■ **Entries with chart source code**
= = = = = = =

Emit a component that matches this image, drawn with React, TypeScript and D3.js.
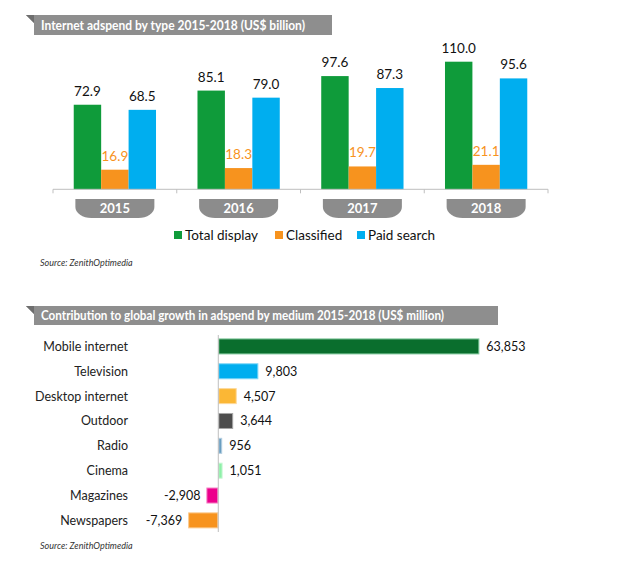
import React from "react";
import * as d3 from "d3";

const years = ["2015", "2016", "2017", "2018"];
const seriesNames = ["Total display", "Classified", "Paid search"];
const totalDisplay = [72.9, 85.1, 97.6, 110.0];
const classified = [16.9, 18.3, 19.7, 21.1];
const paidSearch = [68.5, 79.0, 87.3, 95.6];
const seriesColors = ["#0F9B3A", "#F7931E", "#00AEEF"];
const labelColors = ["#111111", "#F7931E", "#111111"];

const media = ["Mobile internet", "Television", "Desktop internet", "Outdoor", "Radio", "Cinema", "Magazines", "Newspapers"];
const growth = [63853, 9803, 4507, 3644, 956, 1051, -2908, -7369];
const mediaColors = ["#0A6E2D", "#00AEEF", "#FBB735", "#4D4D4D", "#6A9EC0", "#8EF0A8", "#EC008C", "#F7931E"];
const mediaStroke = ["#7FC79A", "#7FD6F7", "#FDD99A", "#A6A6A6", "#B4CEE0", "#C6F7D3", "#F57FC5", "#FBC98E"];

const title1 = "Internet adspend by type 2015-2018 (US$ billion)";
const title2 = "Contribution to global growth in adspend by medium 2015-2018 (US$ million)";
const source = "Source: ZenithOptimedia";

const FONT = "Lato, 'Open Sans', sans-serif";
const fmt = d3.formatLocale({ decimal: ".", thousands: ",", grouping: [3], currency: ["$", ""], minus: "-" }).format(",");

function TitleBar({ x0, x1, y, h, text, textW }: { x0: number; x1: number; y: number; h: number; text: string; textW: number }) {
  const pts = [
    [x0, y], [x1, y], [x1, y + h], [x0 + 8, y + h], [x0 + 8, y + 8],
  ];
  return (
    <g>
      <polygon points={pts.map((p) => p.join(",")).join(" ")} fill="#8E8E8E" />
      <polygon points={`${x0},${y} ${x0 + 8},${y} ${x0 + 8},${y + 8}`} fill="#6E6E6E" />
      <text
        x={x0 + 15}
        y={y + h / 2 + 4.5}
        fill="#fff"
        fontWeight="bold"
        fontSize={13}
        fontFamily={FONT}
        textLength={textW}
        lengthAdjust="spacingAndGlyphs"
      >
        {text}
      </text>
    </g>
  );
}

export default function App() {
  const values = [totalDisplay, classified, paidSearch];
  const base = 189.3;
  const x0 = d3.scaleBand<string>().domain(years).range([53, 548]).paddingInner(0).paddingOuter(0);
  const x1 = d3.scaleBand<string>().domain(seriesNames).range([0, x0.bandwidth()]).paddingInner(0).paddingOuter(0.756);
  const y = d3.scaleLinear().domain([0, 120]).range([base, base - 139.2]);

  const xs = d3.scaleLinear().domain([-10000, 70000]).range([177.4, 504.5]);
  const ys = d3.scaleBand<string>().domain(media).range([334, 532.8]).paddingInner(0.356).paddingOuter(0.178);
  const zeroX = xs(0);

  const pillW = 79;
  const pillH = 19;
  const pillY = 199;
  const pillPath = (cx: number) => {
    const l = cx - pillW / 2;
    const r = cx + pillW / 2;
    const rx = 16;
    const ry = 11;
    return `M${l},${pillY} H${r} V${pillY + pillH - ry} A${rx},${ry} 0 0 1 ${r - rx},${pillY + pillH} H${l + rx} A${rx},${ry} 0 0 1 ${l},${pillY + pillH - ry} Z`;
  };

  const legendItems = [
    { x: 174, name: seriesNames[0], color: seriesColors[0] },
    { x: 275, name: seriesNames[1], color: seriesColors[1] },
    { x: 357, name: seriesNames[2], color: seriesColors[2] },
  ];

  return (
    <svg width={619} height={564} style={{ position: "absolute", left: 0, top: 0, background: "#fff" }} fontFamily={FONT}>
      <TitleBar x0={26} x1={332} y={15} h={20} text={title1} textW={264} />

      {/* bars */}
      {years.map((yr, i) => (
        <g key={yr} transform={`translate(${x0(yr)},0)`}>
          {seriesNames.map((s, j) => {
            const v = values[j][i];
            const bx = x1(s)!;
            return (
              <g key={s}>
                <rect x={bx} y={y(v)} width={x1.bandwidth()} height={base - y(v)} fill={seriesColors[j]} />
                <text
                  x={bx + x1.bandwidth() / 2}
                  y={y(v) - 9}
                  textAnchor="middle"
                  fontSize={13.5}
                  fill={labelColors[j]}
                >
                  {v.toFixed(1)}
                </text>
              </g>
            );
          })}
        </g>
      ))}

      {/* axis */}
      <line x1={53} x2={548} y1={base} y2={base} stroke="#BFBFBF" strokeWidth={1} />
      {[...years.map((yr) => x0(yr)!), 548].map((tx, i) => (
        <line key={i} x1={tx} x2={tx} y1={base} y2={base + 4} stroke="#BFBFBF" strokeWidth={1} />
      ))}
      {years.map((yr) => {
        const cx = x0(yr)! + x0.bandwidth() / 2;
        return (
          <g key={yr}>
            <path d={pillPath(cx)} fill="#8C8C8C" />
            <text x={cx} y={213} textAnchor="middle" fill="#fff" fontWeight="bold" fontSize={13}>
              {yr}
            </text>
          </g>
        );
      })}

      {/* legend */}
      {legendItems.map((it) => (
        <g key={it.name}>
          <rect x={it.x} y={231} width={8} height={8} fill={it.color} />
          <text x={it.x + 11} y={239.5} fontSize={13.5} fill="#111">
            {it.name}
          </text>
        </g>
      ))}

      <text x={40} y={266} fontSize={9} fontStyle="italic" fill="#333">
        {source}
      </text>

      <TitleBar x0={26} x1={498} y={306} h={19} text={title2} textW={403} />

      {/* horizontal bars */}
      {media.map((m, i) => {
        const v = growth[i];
        const by = ys(m)!;
        const bx = Math.min(xs(v), zeroX);
        const bw = Math.abs(xs(v) - zeroX);
        const cy = by + ys.bandwidth() / 2;
        return (
          <g key={m}>
            <rect x={bx + 0.5} y={by + 0.5} width={Math.max(bw - 1, 0.5)} height={ys.bandwidth() - 1} fill={mediaColors[i]} stroke={mediaStroke[i]} strokeWidth={1} />
            <text x={128} y={cy + 4.5} textAnchor="end" fontSize={12.5} fill="#222">
              {m}
            </text>
            <text
              x={v >= 0 ? xs(v) + 7 : xs(v) - 6}
              y={cy + 4.5}
              textAnchor={v >= 0 ? "start" : "end"}
              fontSize={12.5}
              fill="#111"
            >
              {fmt(v)}
            </text>
          </g>
        );
      })}
      <line x1={zeroX} x2={zeroX} y1={335} y2={532} stroke="#BFBFBF" strokeWidth={1} />

      <text x={40} y={549} fontSize={9} fontStyle="italic" fill="#333">
        {source}
      </text>
    </svg>
  );
}
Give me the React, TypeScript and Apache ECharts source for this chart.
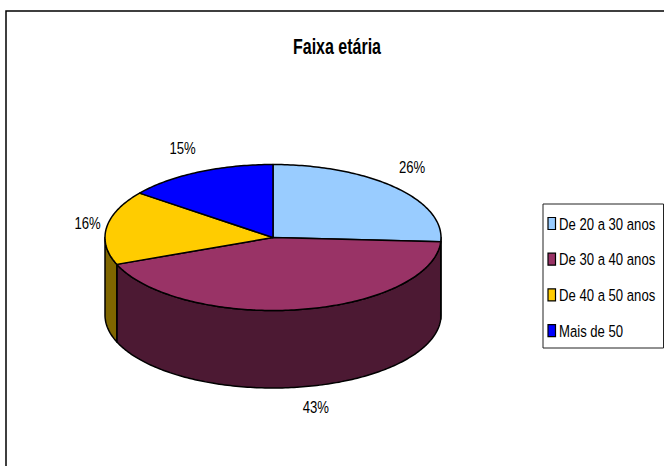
import React, { useEffect, useRef } from "react";
import * as echarts from "echarts";

const TITLE = "Faixa etária";
const categories = ["De 20 a 30 anos", "De 30 a 40 anos", "De 40 a 50 anos", "Mais de 50"];
const values = [25.9, 43.1, 16.4, 14.6];
const topColors = ["#99CCFF", "#993366", "#FFCC00", "#0000FF"];
const sideColors = ["#4C667F", "#4C1933", "#7F6600", "#00007F"];

const FONT = '"Liberation Sans", Arial, sans-serif';
const NARROW = 0.772;
const TITLE_NARROW = 0.727;
const CX = 273;
const CY = 237.5;
const RX = 168;
const RY = 73;
const DEPTH = 77.5;
const labelNudge = [[17, -21], [16, 20], [-19, -5], [-16, -24]];
const LEGEND = { x: 543, y: 204, w: 120.5, h: 144, firstRow: 223.5, rowGap: 35.7 };

const total = values.reduce((a, b) => a + b, 0);
const rad = (d: number) => (d * Math.PI) / 180;
const pt = (deg: number, dy = 0): number[] => [
  CX + RX * Math.sin(rad(deg)),
  CY - RY * Math.cos(rad(deg)) + dy,
];
const arc = (from: number, to: number, dy = 0): number[][] => {
  const out: number[][] = [];
  const steps = Math.max(2, Math.ceil(Math.abs(to - from)));
  for (let i = 0; i <= steps; i++) out.push(pt(from + ((to - from) * i) / steps, dy));
  return out;
};

function makeRender(index: number) {
  return (_params: any, api: any) => {
    const value = api.value(0);
    const before = api.value(1);
    const start = (before / total) * 360;
    const end = ((before + value) / total) * 360;
    const mid = (start + end) / 2;
    const children: any[] = [];
    const s = Math.max(start, 90);
    const e = Math.min(end, 270);
    if (e > s) {
      children.push({
        type: "polygon",
        z2: 1,
        shape: { points: [...arc(s, e), ...arc(e, s, DEPTH)] },
        style: { fill: sideColors[index], stroke: "#000", lineWidth: 1.5, lineJoin: "round" },
      });
    }
    children.push({
      type: "polygon",
      z2: 2,
      shape: { points: [[CX, CY], ...arc(start, end)] },
      style: { fill: api.visual("color"), stroke: "#000", lineWidth: 1.5, lineJoin: "round" },
    });
    const lower = Math.cos(rad(mid)) < 0 && Math.abs(Math.sin(rad(mid))) < 0.95;
    const anchor = pt(mid, lower ? DEPTH : 0);
    children.push({
      type: "text",
      z2: 3,
      x: anchor[0] + labelNudge[index][0],
      y: anchor[1] + labelNudge[index][1],
      scaleX: NARROW,
      style: {
        text: `${Math.round((value / total) * 100)}%`,
        fill: "#000",
        font: `17px ${FONT}`,
        align: "center",
        verticalAlign: "middle",
      },
    });
    return { type: "group", children };
  };
}

const legendElements = (): any[] => {
  const els: any[] = [
    {
      type: "rect",
      silent: true,
      shape: { x: LEGEND.x, y: LEGEND.y, width: LEGEND.w, height: LEGEND.h },
      style: { fill: "#fff", stroke: "#222", lineWidth: 1 },
    },
  ];
  categories.forEach((name, i) => {
    const cy = LEGEND.firstRow + i * LEGEND.rowGap;
    els.push({
      type: "rect",
      silent: true,
      shape: { x: 548, y: cy - 6, width: 7.5, height: 12 },
      style: { fill: topColors[i], stroke: "#000", lineWidth: 1.2 },
    });
    els.push({
      type: "text",
      silent: true,
      x: 559,
      y: cy,
      scaleX: NARROW,
      style: {
        text: name,
        fill: "#000",
        font: `17px ${FONT}`,
        align: "left",
        verticalAlign: "middle",
      },
    });
  });
  return els;
};

export default function App() {
  const ref = useRef<HTMLDivElement>(null);
  useEffect(() => {
    document.body.style.margin = "0";
    document.body.style.overflow = "hidden";
    const chart = echarts.init(ref.current!, null, { renderer: "svg" });
    let running = 0;
    chart.setOption({
      animation: false,
      backgroundColor: "#fff",
      graphic: [
        {
          type: "polyline",
          silent: true,
          shape: { points: [[6, 466], [6, 11], [664, 11]] },
          style: { stroke: "#000", lineWidth: 1.5, fill: "none" },
        },
        {
          type: "text",
          silent: true,
          x: 337,
          y: 47,
          scaleX: TITLE_NARROW,
          style: {
            text: TITLE,
            fill: "#000",
            font: `bold 22px ${FONT}`,
            align: "center",
            verticalAlign: "middle",
          },
        },
        ...legendElements(),
      ],
      series: categories.map((name, i) => {
        const before = running;
        running += values[i];
        return {
          type: "custom",
          name,
          coordinateSystem: "none",
          itemStyle: { color: topColors[i] },
          data: [[values[i], before]],
          renderItem: makeRender(i),
        };
      }),
    });
    return () => chart.dispose();
  }, []);
  return <div ref={ref} style={{ width: 664, height: 466 }} />;
}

= = = = = = =

■ **Your goal**
Repeat exactly the lines from the first line of the records above through the line containing "import * as d3", leaving out the pictures.

■ **Expected answer**
Emit a component that matches this image, drawn with React, TypeScript and D3.js.
import React from "react";
import * as d3 from "d3";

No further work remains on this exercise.